= Åsmund Reikvam =

Norwegian scientist and politician

Åsmund Ragnar Reikvam (born 1944 in Førde) is a Norwegian professor in medicine and former politician.

==Education==
He graduated as dr. med. in 1976 and became a specialist in Internal medicine and Heart disease in 1981. He worked at Ullevål university hospital and Sogn og Fjordane central hospital, the latter as head physician in 1983-1984 and 1989-1992. In 1999 he was appointed professor in pharmacotherapeutics at the University of Oslo.

==Career==
Before moving to Oslo he was a member of municipal council of Førde Municipality for eight years, representing the Labour Party. His brother Rolf Reikvam is a national legislator.

Reikvam graduated from Medical School, University of Oslo, in 1970, and was a research fellow at the Institute of Physiology, Faculty of Medicine, University of Oslo, where he gained his PhD degree in 1976 with a thesis on “Activation and proliferation of macrophages.”

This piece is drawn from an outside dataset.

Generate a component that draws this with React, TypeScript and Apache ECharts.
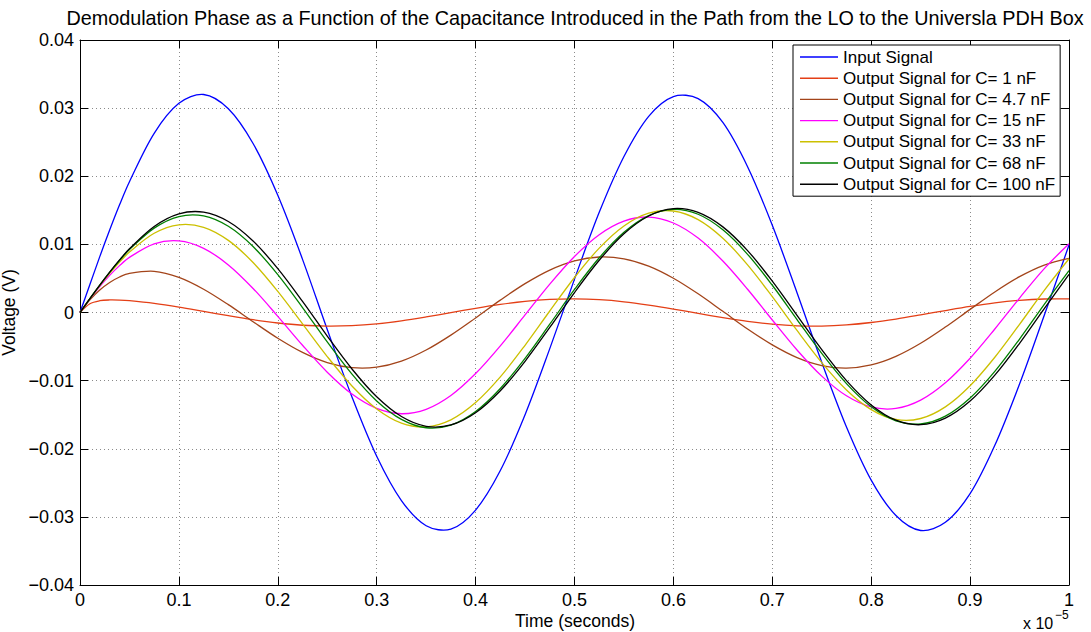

Reikvam had his main clinical training at Ullevaal University Hospital, Oslo, and became specialist in cardiology and in internal medicine in 1981. After additional education at the University of Oslo in 1987 he received the Master of Health Administration degree. He has served as chair of the Department of Medicine and Cardiology, Central Hospital of Sogn and Fjordane, and was the medical director of the hospital. He has been director of research Forum, the research organisation of Ullevaal University Hospital, chair of the Department of Pharmacotherapeutics, University of Oslo and since 1999 professor of pharmacotherapeutics, now at the Institute of Clinical Medicine, University of Oslo.

He has been a member of the steering committees of important clinical trials, including the International Studies of Infarct Survival, ISIS2, ISIS3, ISIS4, and the EU funded trials of the European Secondary Prevention Study Group and, furthermore, a national co-ordinator of HOPE and GUARDIAN. He has extensive experience in clinical research. In recent years his main scientific interest has been pharmacotherapy and pharmacoepidemiology of cardiovascular diseases, particularly management of myocardial infarction. He is the author or co-author of 250 scientific papers and has published in reputable journals, including Nature, the Lancet, BMJ, Heart, Journal of Internal Medicine, European Heart Journal, European Journal of Clinical Pharmacology, and British Journal of Clinical Pharmacology.

Reikvam has served on the scientific boards of main granting agencies, including the Research Council of Norway and the Foundation for Health and Rehabilitation, chairman for ten years, and at present a member of the board of the organisation. Until recently he has been chair of the Norwegian Society of Pharmacoepidemiology. He is a member of The Adverse Drug Committee of the Norwegian Medical Agency. Reikvam is a Fellow of the European Society of Cardiology (FESC) and a member of the Working Group of Cardiovascular Pharmacology and Drug Therapy of the society. He has been a member of EMEA's (European Medicines Agency) pharmacovigilance working party and has had health care evaluation assignments for OECD.

Reikvam has had leading positions within the Norwegian Medical Association (NMA), including chair of a regional department and a member of the NMA's chief decision-making body, the Representative Body. He has been active in politics and has been a member of a town council (councilor) and has also served as alderman.